--- Start of MATERIAL FOR THIS EXERCISE ---

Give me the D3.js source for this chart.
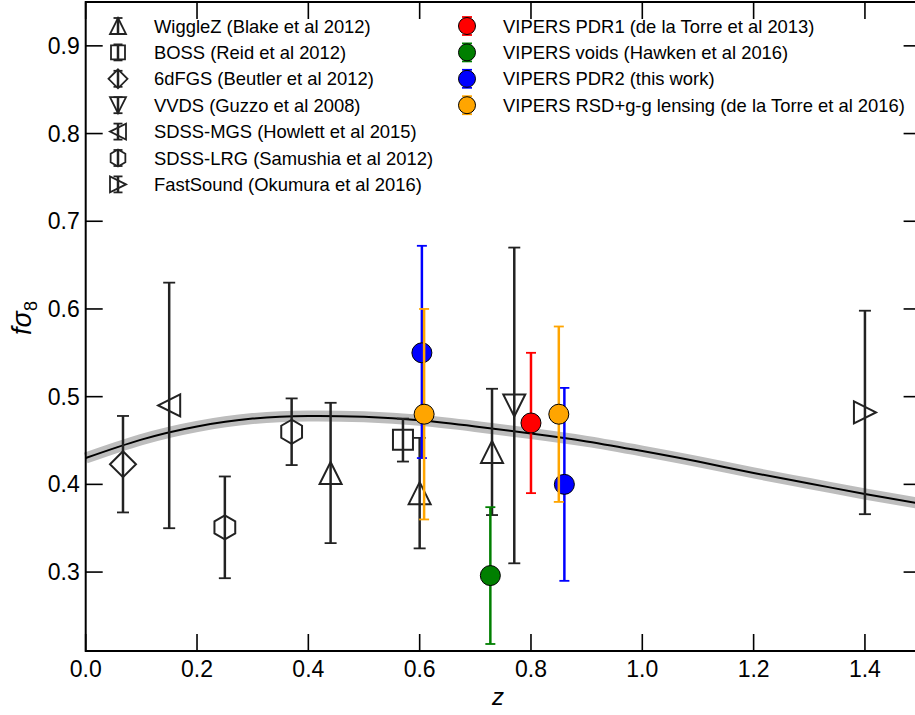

--- End of MATERIAL FOR THIS EXERCISE ---
--- Start of MATERIAL FOR THIS EXERCISE ---

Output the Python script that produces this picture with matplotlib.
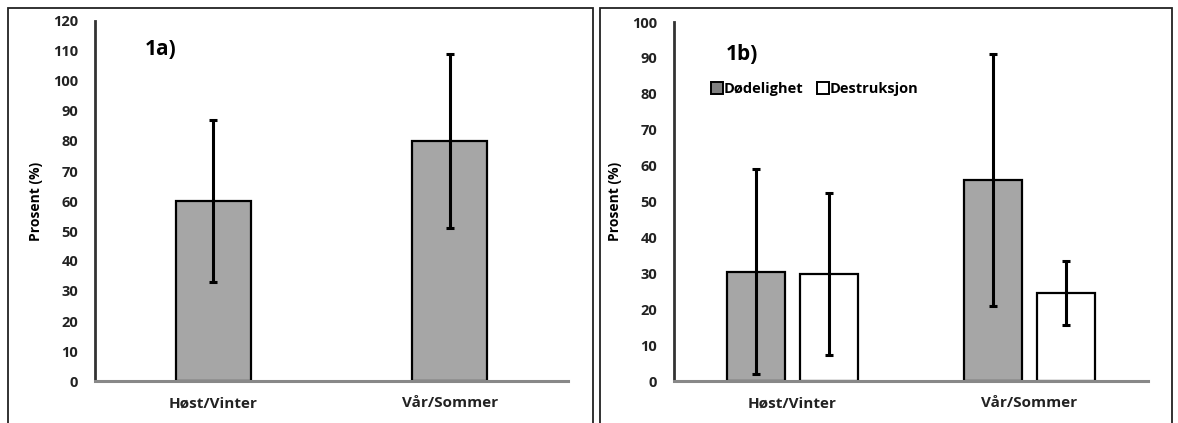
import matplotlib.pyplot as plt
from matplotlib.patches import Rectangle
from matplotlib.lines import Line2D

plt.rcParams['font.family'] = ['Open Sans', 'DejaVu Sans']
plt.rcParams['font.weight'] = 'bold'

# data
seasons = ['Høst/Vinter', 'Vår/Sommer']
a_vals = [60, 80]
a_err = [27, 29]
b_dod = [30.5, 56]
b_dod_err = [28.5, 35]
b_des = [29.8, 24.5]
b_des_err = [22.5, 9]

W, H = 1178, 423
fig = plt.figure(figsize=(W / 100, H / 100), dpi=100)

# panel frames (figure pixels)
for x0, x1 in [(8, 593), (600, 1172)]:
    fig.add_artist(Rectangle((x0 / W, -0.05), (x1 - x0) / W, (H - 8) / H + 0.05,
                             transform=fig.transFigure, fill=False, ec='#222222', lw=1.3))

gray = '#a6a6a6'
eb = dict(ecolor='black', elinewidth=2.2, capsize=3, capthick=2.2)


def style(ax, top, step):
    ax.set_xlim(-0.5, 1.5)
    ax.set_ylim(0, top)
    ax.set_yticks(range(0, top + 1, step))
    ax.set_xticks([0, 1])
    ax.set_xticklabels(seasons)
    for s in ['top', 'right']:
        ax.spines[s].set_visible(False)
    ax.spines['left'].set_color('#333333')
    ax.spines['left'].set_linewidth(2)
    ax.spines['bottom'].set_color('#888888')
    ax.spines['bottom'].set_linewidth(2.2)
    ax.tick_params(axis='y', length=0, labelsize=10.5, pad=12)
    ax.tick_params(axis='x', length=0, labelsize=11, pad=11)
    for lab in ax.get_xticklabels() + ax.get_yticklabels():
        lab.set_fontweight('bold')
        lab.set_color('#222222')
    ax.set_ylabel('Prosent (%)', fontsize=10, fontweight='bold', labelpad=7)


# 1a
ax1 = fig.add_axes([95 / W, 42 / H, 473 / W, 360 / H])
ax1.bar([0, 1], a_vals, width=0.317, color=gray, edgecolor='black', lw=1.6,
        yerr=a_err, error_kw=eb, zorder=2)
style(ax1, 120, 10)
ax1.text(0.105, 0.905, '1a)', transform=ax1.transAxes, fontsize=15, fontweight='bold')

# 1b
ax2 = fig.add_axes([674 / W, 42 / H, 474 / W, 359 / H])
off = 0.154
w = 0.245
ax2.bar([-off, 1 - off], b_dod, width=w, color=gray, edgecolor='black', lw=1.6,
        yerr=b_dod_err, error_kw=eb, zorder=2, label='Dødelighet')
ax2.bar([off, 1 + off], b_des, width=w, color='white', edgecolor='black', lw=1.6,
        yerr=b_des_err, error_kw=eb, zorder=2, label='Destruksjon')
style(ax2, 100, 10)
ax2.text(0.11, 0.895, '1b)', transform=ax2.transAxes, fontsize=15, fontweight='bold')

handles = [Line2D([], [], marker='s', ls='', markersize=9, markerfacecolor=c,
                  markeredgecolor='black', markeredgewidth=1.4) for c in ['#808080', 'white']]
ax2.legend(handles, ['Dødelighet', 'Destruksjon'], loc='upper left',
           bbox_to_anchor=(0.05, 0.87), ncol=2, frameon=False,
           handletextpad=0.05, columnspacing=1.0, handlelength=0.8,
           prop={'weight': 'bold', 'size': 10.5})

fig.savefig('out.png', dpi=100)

--- End of MATERIAL FOR THIS EXERCISE ---

_TASK INSTRUCTIONS_. Only the stretch from the line with "Output the Python" through the line with "transform=ax2.transAxes, fontsize=15, fontweight='bold')" should be copied, exactly and with both ends. Drop the pictures.

_CORRECT ANSWER_.
Output the Python script that produces this picture with matplotlib.
import matplotlib.pyplot as plt
from matplotlib.patches import Rectangle
from matplotlib.lines import Line2D

plt.rcParams['font.family'] = ['Open Sans', 'DejaVu Sans']
plt.rcParams['font.weight'] = 'bold'

# data
seasons = ['Høst/Vinter', 'Vår/Sommer']
a_vals = [60, 80]
a_err = [27, 29]
b_dod = [30.5, 56]
b_dod_err = [28.5, 35]
b_des = [29.8, 24.5]
b_des_err = [22.5, 9]

W, H = 1178, 423
fig = plt.figure(figsize=(W / 100, H / 100), dpi=100)

# panel frames (figure pixels)
for x0, x1 in [(8, 593), (600, 1172)]:
    fig.add_artist(Rectangle((x0 / W, -0.05), (x1 - x0) / W, (H - 8) / H + 0.05,
                             transform=fig.transFigure, fill=False, ec='#222222', lw=1.3))

gray = '#a6a6a6'
eb = dict(ecolor='black', elinewidth=2.2, capsize=3, capthick=2.2)


def style(ax, top, step):
    ax.set_xlim(-0.5, 1.5)
    ax.set_ylim(0, top)
    ax.set_yticks(range(0, top + 1, step))
    ax.set_xticks([0, 1])
    ax.set_xticklabels(seasons)
    for s in ['top', 'right']:
        ax.spines[s].set_visible(False)
    ax.spines['left'].set_color('#333333')
    ax.spines['left'].set_linewidth(2)
    ax.spines['bottom'].set_color('#888888')
    ax.spines['bottom'].set_linewidth(2.2)
    ax.tick_params(axis='y', length=0, labelsize=10.5, pad=12)
    ax.tick_params(axis='x', length=0, labelsize=11, pad=11)
    for lab in ax.get_xticklabels() + ax.get_yticklabels():
        lab.set_fontweight('bold')
        lab.set_color('#222222')
    ax.set_ylabel('Prosent (%)', fontsize=10, fontweight='bold', labelpad=7)


# 1a
ax1 = fig.add_axes([95 / W, 42 / H, 473 / W, 360 / H])
ax1.bar([0, 1], a_vals, width=0.317, color=gray, edgecolor='black', lw=1.6,
        yerr=a_err, error_kw=eb, zorder=2)
style(ax1, 120, 10)
ax1.text(0.105, 0.905, '1a)', transform=ax1.transAxes, fontsize=15, fontweight='bold')

# 1b
ax2 = fig.add_axes([674 / W, 42 / H, 474 / W, 359 / H])
off = 0.154
w = 0.245
ax2.bar([-off, 1 - off], b_dod, width=w, color=gray, edgecolor='black', lw=1.6,
        yerr=b_dod_err, error_kw=eb, zorder=2, label='Dødelighet')
ax2.bar([off, 1 + off], b_des, width=w, color='white', edgecolor='black', lw=1.6,
        yerr=b_des_err, error_kw=eb, zorder=2, label='Destruksjon')
style(ax2, 100, 10)
ax2.text(0.11, 0.895, '1b)', transform=ax2.transAxes, fontsize=15, fontweight='bold')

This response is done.